Voice sample upload interface in Gradio VibeVoice

6. Uploading Voice Samples

In the Gradio interface, the first step is to upload voice samples as reference audio by following these steps:

Click the Upload button in the Voice Sample section
Select an audio file in WAV or MP3 format from your device
Tip: For best results, use high-quality audio with at least 16kHz sampling rate and 10-30 seconds duration
For single speaker, upload 1 voice sample file
For multi-speaker, upload multiple files according to the number of desired speakers

Inference parameter settings such as diffusion steps and guidance scale

7. Configuring Inference Parameters

Adjust the settings in the Inference Settings section as follows:

Diffusion Steps: Higher values will produce better quality but longer inference time. We suggest keeping it at the default value of 20.
Guidance Scale: Controls how closely the output matches the reference voice sample. If the result sounds unstable, increase the value above 2.0.
Input Text: Enter the dialogue text you want to convert to audio. The text supports almost all languages, but note that the model performs better when the text language matches the voice sample language.
Click Submit to start the inference process

8. Waiting for Inference Process

Wait for the inference process to complete. The time required depends on several factors:

Input text length, where short text requires 1-5 minutes
Selected diffusion steps value
Complexity of the generated audio

The progress bar will show the inference progress.

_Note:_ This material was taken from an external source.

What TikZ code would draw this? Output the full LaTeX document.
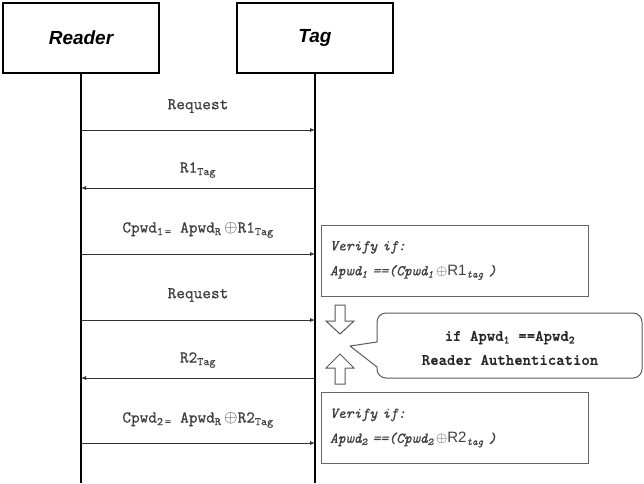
\documentclass[tikz,border=0pt]{standalone}
\usepackage{fontspec}
\newfontfamily\hsans{Liberation Sans}
\newfontfamily\lbmono{lmmono10-regular.otf}[FakeBold=0.8, ItalicFont=lmmono10-italic.otf, ItalicFeatures={FakeBold=0.8}, BoldFont=lmmonolt10-bold.otf]
\usetikzlibrary{arrows.meta}
\tikzset{
  actor/.style={draw, line width=1.3pt, minimum width=156pt, minimum height=70pt, inner sep=0pt,
    font=\hsans\bfseries\itshape\fontsize{19}{22}\selectfont},
  life/.style={line width=2pt},
  msg/.style={-{Latex[length=5pt,width=4pt]}, line width=0.8pt, draw=black!80},
  lbl/.style={font=\lbmono\fontsize{16.5}{18}\selectfont, text=black!75, inner sep=0pt},
  vbox/.style={draw=black!60, line width=0.8pt, minimum width=267pt, minimum height=71pt,
    text width=249pt, inner xsep=9pt, align=left, text=black!75,
    font=\lbmono\itshape\fontsize{15}{25}\selectfont},
  hollow/.style={draw=black!65, line width=1pt, fill=white},
  callout/.style={draw=black!65, line width=1pt},
  ctext/.style={font=\lbmono\bfseries\fontsize{16}{24}\selectfont, align=center, text=black!85, inner sep=0pt}
}
\begin{document}
\begin{tikzpicture}[x=1pt,y=-1pt]
\useasboundingbox (0,0) rectangle (644,483);
% actors
\node[actor] (reader) at (81,38) {Reader};
\node[actor] (tag) at (315,38) {Tag};
\coordinate (rend) at (81,483);
\coordinate (tend) at (315,483);
\draw[life] (reader.south) -- (rend);
\draw[life] (tag.south) -- (tend);
% message points on lifelines
\foreach \n/\y in {1/130,2/188,3/254,4/320,5/378,6/443}{
  \coordinate (r\n) at (81,\y);
  \coordinate (t\n) at (315,\y);
}
\draw[msg] (r1) -- (t1);
\draw[msg] (t2) -- (r2);
\draw[msg] (r3) -- (t3);
\draw[msg] (r4) -- (t4);
\draw[msg] (t5) -- (r5);
\draw[msg] (r6) -- (t6);
% labels
\node[lbl] (l1) at (198,106) {Request};
\node[lbl] (l2) at (198,170) {R1\textsubscript{Tag}};
\node[lbl] (l3) at (198,230) {Cpwd\textsubscript{1\,=} Apwd\textsubscript{R}\,$\oplus$R1\textsubscript{Tag}};
\node[lbl] (l4) at (198,295) {Request};
\node[lbl] (l5) at (198,360) {R2\textsubscript{Tag}};
\node[lbl] (l6) at (198,420) {Cpwd\textsubscript{2\,=} Apwd\textsubscript{R}\,$\oplus$R2\textsubscript{Tag}};
% verify boxes
\node[vbox] (v1) at (454.5,260.5) {Verify if:\\Apwd\textsubscript{1} ==(Cpwd\textsubscript{1}\,$\oplus${\hsans\upshape R1}\textsubscript{tag} )};
\node[vbox] (v2) at (454.5,428) {Verify if:\\Apwd\textsubscript{2} ==(Cpwd\textsubscript{2}\,$\oplus${\hsans\upshape R2}\textsubscript{tag} )};
% hollow arrows
\draw[hollow] (335,305) -- (345,305) -- (345,321) -- (354,321) -- (340,334) -- (326,321) -- (335,321) -- cycle;
\draw[hollow] (335,384) -- (345,384) -- (345,368) -- (354,368) -- (340,354) -- (326,368) -- (335,368) -- cycle;
% callout
\node[ctext] (ct) at (510,348) {if Apwd\textsubscript{1} ==Apwd\textsubscript{2}\\Reader Authentication};
\coordinate (tip) at (350,346);
\draw[callout] (tip) -- (377,342) [rounded corners=9pt] -- (377,313) -- (642,313) -- (642,378) -- (377,378) [sharp corners] -- (377,367) -- (tip);
\end{tikzpicture}
\end{document}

Generated audio that can be played and downloaded from Gradio interface

9. Playing and Downloading Audio

After inference is complete, follow these steps:

The generated audio will appear in the Output Audio section
Click the play button to listen to the result
If satisfied with the result, click the Download button to save the audio file to your device
The output format is typically high-quality WAV

10. Closing the Runtime

After finishing using VibeVoice, it is essential to disconnect the runtime by following these steps:

Click the Runtime menu then Disconnect and delete runtime
Or click the RAM/Disk icon in the upper right corner, then select Disconnect

It’s important to remember that this step prevents wasting the free GPU quota from Google Colab and allows other users to utilize these resources.

Conclusion

By leveraging Google Colab, you can access VibeVoice text-to-speech technology for free without expensive hardware investment. Although the free tier has GPU usage time limitations of a few hours per day, this is more than sufficient for experimenting and generating high-quality multi-speaker conversational audio.

Always use synthetic voice technology ethically and responsibly. Avoid using it for deepfakes, fraud, or purposes that harm others. We hope this guide is helpful, and happy creating with VibeVoice on Google Colab!